Hey, I only just noticed the mention in this thread.

I don’t know any more than you about the voltage rails that TTOG has inside as I’ve never poked at the power sections.

The easiest thing to use is a DC PoE injector, we have enough customers using them that we stock one in particular that has a decently wide input range of 9-36V, meaning it’s well suited to 12 or 24V solar systems.

We’ve used quite a few now in various deployments and they do seem to work well.

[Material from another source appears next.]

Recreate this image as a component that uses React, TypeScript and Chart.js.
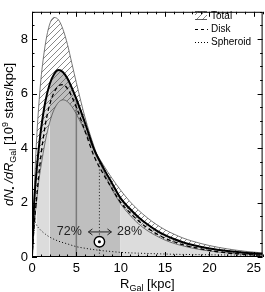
import React, { useEffect, useRef } from 'react';
import { Chart, registerables } from 'chart.js';
Chart.register(...registerables);

// Galactocentric radius grid [kpc]
const radiusKpc = [0, 0.25, 0.5, 0.75, 1, 1.5, 2, 2.5, 3, 3.5, 4, 4.5, 5, 6, 7, 8, 9, 10, 11, 12, 13, 14, 15, 16, 17, 18, 20, 22, 24, 26];
// dN*/dR [1e9 stars/kpc]
const totalMedian = [0, 2.0, 3.1, 3.95, 4.65, 5.7, 6.35, 6.72, 6.86, 6.78, 6.55, 6.2, 5.8, 4.9, 3.95, 3.3, 2.72, 2.15, 1.78, 1.46, 1.2, 0.98, 0.8, 0.66, 0.54, 0.45, 0.31, 0.22, 0.16, 0.12];
const totalUpper = [0, 2.4, 4.2, 5.5, 6.5, 7.8, 8.55, 8.79, 8.7, 8.35, 7.8, 7.1, 6.4, 5.1, 4.05, 3.2, 2.5, 1.95, 1.55, 1.22, 0.97, 0.78, 0.62, 0.5, 0.41, 0.33, 0.22, 0.15, 0.1, 0.07];
const totalLower = [0, 1.1, 2.0, 2.75, 3.3, 4.25, 4.95, 5.42, 5.68, 5.77, 5.7, 5.52, 5.25, 4.6, 3.95, 3.4, 2.9, 2.45, 2.05, 1.72, 1.44, 1.2, 1.0, 0.84, 0.7, 0.59, 0.42, 0.3, 0.21, 0.15];
const diskMedian = [0, 1.2, 2.1, 2.95, 3.7, 4.85, 5.6, 6.05, 6.28, 6.33, 6.18, 5.88, 5.5, 4.6, 3.7, 3.07, 2.52, 2.0, 1.64, 1.33, 1.07, 0.86, 0.69, 0.56, 0.45, 0.37, 0.24, 0.15, 0.1, 0.06];
const spheroidRadius = [0.35, 0.5, 1, 1.5, 2, 3, 4, 5, 6, 7, 8, 9, 10, 12, 14, 16, 18, 20, 22, 24, 26];
const spheroidMedian = [1.3, 1.18, 0.98, 0.84, 0.73, 0.58, 0.48, 0.38, 0.32, 0.27, 0.23, 0.2, 0.17, 0.14, 0.12, 0.1, 0.09, 0.08, 0.075, 0.07, 0.065];

const xTickValues = [0, 5, 10, 15, 20, 25];
const yTickValues = [0, 2, 4, 6, 8];
const shadeEdges = [0.5, 2, 10, 26];
const shadeColors = ['#dcdcdc', '#bfbfbf', '#dcdcdc'];
const halfMassRadius = 5;
const halfMassTop = 5.8;
const sunRadius = 7.6;
const sunLineTop = 3.5;
const sunMarkerY = 0.56;
const innerLabel = '72%';
const outerLabel = '28%';
const innerLabelX = 4.2;
const outerLabelX = 11.0;
const shareLabelY = 0.92;
const legendLabels = ['Total', 'Disk', 'Spheroid'];

const FONT = '"Liberation Sans", Arial, sans-serif';

const pts = (xs: number[], ys: number[]) => xs.map((x, i) => ({ x, y: ys[i] }));

function makeHatch(ctxRef: CanvasRenderingContext2D) {
  const c = document.createElement('canvas');
  const s = 6;
  c.width = s;
  c.height = s;
  const g = c.getContext('2d')!;
  g.strokeStyle = '#555';
  g.lineWidth = 0.7;
  g.beginPath();
  g.moveTo(0, s);
  g.lineTo(s, 0);
  g.moveTo(-1, 1);
  g.lineTo(1, -1);
  g.moveTo(s - 1, s + 1);
  g.lineTo(s + 1, s - 1);
  g.stroke();
  return ctxRef.createPattern(c, 'repeat')!;
}

function drawRuns(ctx: CanvasRenderingContext2D, runs: { t: string; f: string; dy?: number }[], cx: number, cy: number) {
  let total = 0;
  for (const r of runs) {
    ctx.font = r.f;
    total += ctx.measureText(r.t).width;
  }
  let xx = cx - total / 2;
  ctx.textAlign = 'left';
  for (const r of runs) {
    ctx.font = r.f;
    ctx.fillText(r.t, xx, cy + (r.dy || 0));
    xx += ctx.measureText(r.t).width;
  }
}

function arrowHead(ctx: CanvasRenderingContext2D, x: number, y: number, dir: number) {
  ctx.beginPath();
  ctx.moveTo(x + dir * 4, y - 3);
  ctx.lineTo(x, y);
  ctx.lineTo(x + dir * 4, y + 3);
  ctx.stroke();
}

const decor = {
  id: 'decor',
  afterDraw(chart: any) {
    const { ctx, chartArea: a } = chart;
    const x = chart.scales.x;
    const y = chart.scales.y;
    ctx.save();
    ctx.strokeStyle = '#000';
    ctx.lineWidth = 1;
    ctx.setLineDash([]);
    ctx.strokeRect(a.left + 0.5, a.top + 0.5, a.right - a.left - 1, a.bottom - a.top - 1);
    ctx.beginPath();
    for (let v = 0; v <= 26; v += 1) {
      const px = Math.round(x.getPixelForValue(v)) + 0.5;
      const L = v % 5 === 0 ? 5 : 2.5;
      ctx.moveTo(px, a.bottom);
      ctx.lineTo(px, a.bottom - L);
      ctx.moveTo(px, a.top);
      ctx.lineTo(px, a.top + L);
    }
    for (let v = 0; v <= 9; v += 0.5) {
      const py = Math.round(y.getPixelForValue(v)) + 0.5;
      const L = v % 2 === 0 ? 5 : 2.5;
      ctx.moveTo(a.left, py);
      ctx.lineTo(a.left + L, py);
      ctx.moveTo(a.right, py);
      ctx.lineTo(a.right - L, py);
    }
    ctx.stroke();

    // share labels and arrows
    ctx.fillStyle = '#222';
    ctx.font = `12.5px ${FONT}`;
    ctx.textAlign = 'center';
    ctx.textBaseline = 'middle';
    const ly = y.getPixelForValue(shareLabelY);
    ctx.fillText(innerLabel, x.getPixelForValue(innerLabelX), ly);
    ctx.fillText(outerLabel, x.getPixelForValue(outerLabelX), ly);
    const sx = x.getPixelForValue(sunRadius);
    ctx.strokeStyle = '#222';
    ctx.lineWidth = 1;
    ctx.beginPath();
    ctx.moveTo(sx - 11, ly);
    ctx.lineTo(sx + 12, ly);
    ctx.stroke();
    arrowHead(ctx, sx - 11, ly, 1);
    arrowHead(ctx, sx + 12, ly, -1);

    // sun symbol
    const sy = y.getPixelForValue(sunMarkerY);
    ctx.beginPath();
    ctx.arc(sx, sy, 5.2, 0, Math.PI * 2);
    ctx.fillStyle = '#fff';
    ctx.fill();
    ctx.lineWidth = 1.4;
    ctx.strokeStyle = '#000';
    ctx.stroke();
    ctx.beginPath();
    ctx.arc(sx, sy, 1.5, 0, Math.PI * 2);
    ctx.fillStyle = '#000';
    ctx.fill();

    // legend
    const hatch = (chart as any).$hatch;
    ctx.fillStyle = hatch;
    ctx.fillRect(195, 11, 12, 9);
    ctx.strokeStyle = '#333';
    ctx.lineWidth = 0.8;
    ctx.beginPath();
    ctx.moveTo(195, 11.5);
    ctx.lineTo(207, 11.5);
    ctx.moveTo(195, 19.5);
    ctx.lineTo(207, 19.5);
    ctx.stroke();
    ctx.strokeStyle = '#000';
    ctx.lineWidth = 1.2;
    ctx.setLineDash([3, 3]);
    ctx.beginPath();
    ctx.moveTo(195, 29.5);
    ctx.lineTo(208, 29.5);
    ctx.stroke();
    ctx.lineWidth = 1;
    ctx.setLineDash([1, 2]);
    ctx.beginPath();
    ctx.moveTo(195, 42.5);
    ctx.lineTo(208, 42.5);
    ctx.stroke();
    ctx.setLineDash([]);
    ctx.fillStyle = '#000';
    ctx.font = `10px ${FONT}`;
    ctx.textAlign = 'left';
    ctx.textBaseline = 'middle';
    legendLabels.forEach((t, i) => ctx.fillText(t, 211, 16 + i * 13.3));

    // axis titles
    ctx.textBaseline = 'alphabetic';
    const big = `13px ${FONT}`;
    const small = `9px ${FONT}`;
    drawRuns(ctx, [
      { t: 'R', f: big },
      { t: 'Gal', f: small, dy: 3 },
      { t: ' [kpc]', f: big },
    ], (a.left + a.right) / 2, 288);

    ctx.save();
    ctx.translate(13, (a.top + a.bottom) / 2);
    ctx.rotate(-Math.PI / 2);
    const it = `italic 13px ${FONT}`;
    drawRuns(ctx, [
      { t: 'dN', f: it },
      { t: '•', f: `8px ${FONT}`, dy: 2 },
      { t: ' /dR', f: it },
      { t: 'Gal', f: small, dy: 3 },
      { t: ' [10', f: big },
      { t: '9', f: small, dy: -5 },
      { t: ' stars/kpc]', f: big },
    ], 0, 0);
    ctx.restore();
    ctx.restore();
  },
};

export default function App() {
  const ref = useRef<HTMLCanvasElement>(null);
  useEffect(() => {
    const canvas = ref.current!;
    const ctx2 = canvas.getContext('2d')!;
    const hatch = makeHatch(ctx2);
    const full = pts(radiusKpc, totalMedian);
    const shadeSets = shadeColors.map((c, i) => ({
      data: full.filter((p) => p.x >= shadeEdges[i] && p.x <= shadeEdges[i + 1]),
      borderWidth: 0,
      borderColor: 'rgba(0,0,0,0)',
      backgroundColor: c,
      fill: 'origin',
      order: 20,
    }));
    const common = { pointRadius: 0, cubicInterpolationMode: 'monotone' as const };
    const datasets: any[] = [
      ...shadeSets,
      {
        data: [{ x: halfMassRadius, y: 0 }, { x: halfMassRadius, y: halfMassTop }],
        borderColor: '#7a7a7a', borderWidth: 1.5, fill: false, order: 15, cubicInterpolationMode: 'default',
      },
      {
        data: [{ x: sunRadius, y: 0 }, { x: sunRadius, y: sunLineTop }],
        borderColor: '#333', borderWidth: 1, borderDash: [1.2, 2], fill: false, order: 15, cubicInterpolationMode: 'default',
      },
      {
        data: pts(radiusKpc, totalUpper),
        borderColor: '#555', borderWidth: 0.8, backgroundColor: hatch, fill: '+1', order: 10,
      },
      {
        data: pts(radiusKpc, totalLower),
        borderColor: '#555', borderWidth: 0.8, fill: false, order: 10,
      },
      {
        data: pts(radiusKpc, diskMedian),
        borderColor: '#000', borderWidth: 1.3, borderDash: [4, 3], fill: false, order: 5,
      },
      {
        data: pts(spheroidRadius, spheroidMedian),
        borderColor: '#000', borderWidth: 1, borderDash: [1, 2.2], fill: false, order: 4,
      },
      {
        data: full,
        borderColor: '#000', borderWidth: 2, fill: false, order: 1,
      },
    ].map((d) => ({ ...common, ...d }));

    const chart = new Chart(canvas, {
      type: 'line',
      data: { datasets },
      options: {
        animation: false,
        responsive: false,
        devicePixelRatio: 1,
        layout: { padding: { top: 1, right: 1, left: 0, bottom: 0 } },
        plugins: { legend: { display: false }, tooltip: { enabled: false } },
        scales: {
          x: {
            type: 'linear', min: 0, max: 26,
            grid: { display: false, drawTicks: false },
            border: { display: false },
            afterBuildTicks: (s: any) => { s.ticks = xTickValues.map((v) => ({ value: v })); },
            afterFit: (s: any) => { s.height = 35; },
            ticks: { font: { family: FONT, size: 13 }, color: '#000', padding: 4, maxRotation: 0, autoSkip: false },
          },
          y: {
            type: 'linear', min: 0, max: 9,
            grid: { display: false, drawTicks: false },
            border: { display: false },
            afterBuildTicks: (s: any) => { s.ticks = yTickValues.map((v) => ({ value: v })); },
            afterFit: (s: any) => { s.width = 32; },
            ticks: { font: { family: FONT, size: 13 }, color: '#000', padding: 4, autoSkip: false },
          },
        },
      },
      plugins: [decor],
    });
    (chart as any).$hatch = hatch;
    chart.draw();
    return () => chart.destroy();
  }, []);
  return (
    <div style={{ position: 'fixed', left: 0, top: 0, width: 265, height: 292, background: '#fff' }}>
      <canvas ref={ref} width={265} height={292} style={{ width: 265, height: 292, display: 'block' }} />
    </div>
  );
}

They claim a minimum efficiency of 75%, so of course there are some losses, but it’s generally not been a problem - and certainly better than running an inverter and mains PSU!

Hey Al welcome to the party - better late than never at least the beer and champagne have had more time to chill and given your base the whiskey got a few days more maturing :slight_smile: :rofl:

For the OP its more about the external power than how split and used internally - given @flabrosse sources it looks like the Tycon device will fit the bill nicely. Had seen these (and similar) installed on a few sites visited over the years and did wonder about what they were and how used - now I can see its obvious! Might try a couple myself sometime when I next need active vs passive PoE…I like the option for 2 power sources :slight_smile:

@flabrosse if you do try one be sure to post back and let community know how you get on…

Yes, I will report back. We have already tested that the TTOG works fine on 48V so have ordered (and just received a 48V DC-DC converter (rated at a lot of Amps because it needs to power some LR ubiquiti that does run on 48V as well). The plan is to deploy everything by the end of the month.